> TASK TO COMPLETE: An exact copy of all the data is required, with pictures left out.

> DATA:
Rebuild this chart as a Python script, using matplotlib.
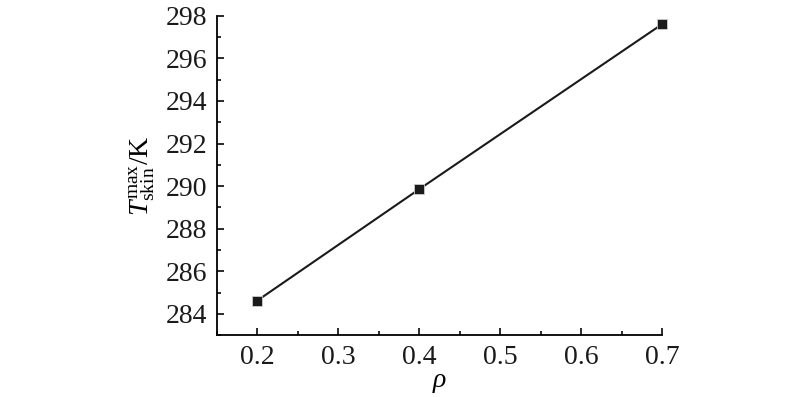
import numpy as np
import matplotlib
matplotlib.use('Agg')
import matplotlib.pyplot as plt
import matplotlib as mpl
from matplotlib.ticker import MultipleLocator

# data
rho = [0.2, 0.4, 0.7]
t_skin_max = [284.62, 289.86, 297.62]
xticks = [0.2, 0.3, 0.4, 0.5, 0.6, 0.7]
yticks = [284, 286, 288, 290, 292, 294, 296, 298]

# drawing style
mpl.rcParams['font.family'] = ['Liberation Serif', 'DejaVu Serif']
mpl.rcParams['mathtext.fontset'] = 'custom'
mpl.rcParams['mathtext.rm'] = 'Liberation Serif'
mpl.rcParams['mathtext.it'] = 'Liberation Serif:italic'
mpl.rcParams['font.size'] = 20
mpl.rcParams['axes.linewidth'] = 1.3
mpl.rcParams['xtick.major.size'] = 5
mpl.rcParams['xtick.minor.size'] = 3
mpl.rcParams['ytick.major.size'] = 5
mpl.rcParams['ytick.minor.size'] = 3
mpl.rcParams['xtick.major.width'] = 1.3
mpl.rcParams['xtick.minor.width'] = 1.3
mpl.rcParams['ytick.major.width'] = 1.3
mpl.rcParams['ytick.minor.width'] = 1.3

fig = plt.figure(figsize=(8, 3.97), dpi=100)
ax = fig.add_axes([0.271, 0.156, 0.557, 0.804])

ax.plot(rho, t_skin_max, color='#1a1a1a', lw=1.5, marker='s', ms=7,
        mfc='#1a1a1a', mec='#cccccc', mew=0.6, clip_on=False)

ax.set_xlim(0.15, 0.7)
ax.set_ylim(283, 298)
ax.set_xticks(xticks)
ax.set_xticklabels([f'{v:.1f}' for v in xticks])
ax.set_yticks(yticks)
ax.xaxis.set_minor_locator(MultipleLocator(0.05))
ax.yaxis.set_minor_locator(MultipleLocator(1))

ax.spines['top'].set_visible(False)
ax.spines['right'].set_visible(False)
ax.tick_params(which='both', direction='in', colors='#1a1a1a', pad=7)

ax.set_xlabel(r'$\rho$', labelpad=0)
ax.set_ylabel(r'$T_{\rm skin}^{\rm max}$/K', labelpad=6)

fig.savefig('out.png', dpi=100)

> THE RESPONSE:
Rebuild this chart as a Python script, using matplotlib.
import numpy as np
import matplotlib
matplotlib.use('Agg')
import matplotlib.pyplot as plt
import matplotlib as mpl
from matplotlib.ticker import MultipleLocator

# data
rho = [0.2, 0.4, 0.7]
t_skin_max = [284.62, 289.86, 297.62]
xticks = [0.2, 0.3, 0.4, 0.5, 0.6, 0.7]
yticks = [284, 286, 288, 290, 292, 294, 296, 298]

# drawing style
mpl.rcParams['font.family'] = ['Liberation Serif', 'DejaVu Serif']
mpl.rcParams['mathtext.fontset'] = 'custom'
mpl.rcParams['mathtext.rm'] = 'Liberation Serif'
mpl.rcParams['mathtext.it'] = 'Liberation Serif:italic'
mpl.rcParams['font.size'] = 20
mpl.rcParams['axes.linewidth'] = 1.3
mpl.rcParams['xtick.major.size'] = 5
mpl.rcParams['xtick.minor.size'] = 3
mpl.rcParams['ytick.major.size'] = 5
mpl.rcParams['ytick.minor.size'] = 3
mpl.rcParams['xtick.major.width'] = 1.3
mpl.rcParams['xtick.minor.width'] = 1.3
mpl.rcParams['ytick.major.width'] = 1.3
mpl.rcParams['ytick.minor.width'] = 1.3

fig = plt.figure(figsize=(8, 3.97), dpi=100)
ax = fig.add_axes([0.271, 0.156, 0.557, 0.804])

ax.plot(rho, t_skin_max, color='#1a1a1a', lw=1.5, marker='s', ms=7,
        mfc='#1a1a1a', mec='#cccccc', mew=0.6, clip_on=False)

ax.set_xlim(0.15, 0.7)
ax.set_ylim(283, 298)
ax.set_xticks(xticks)
ax.set_xticklabels([f'{v:.1f}' for v in xticks])
ax.set_yticks(yticks)
ax.xaxis.set_minor_locator(MultipleLocator(0.05))
ax.yaxis.set_minor_locator(MultipleLocator(1))

ax.spines['top'].set_visible(False)
ax.spines['right'].set_visible(False)
ax.tick_params(which='both', direction='in', colors='#1a1a1a', pad=7)

ax.set_xlabel(r'$\rho$', labelpad=0)
ax.set_ylabel(r'$T_{\rm skin}^{\rm max}$/K', labelpad=6)

fig.savefig('out.png', dpi=100)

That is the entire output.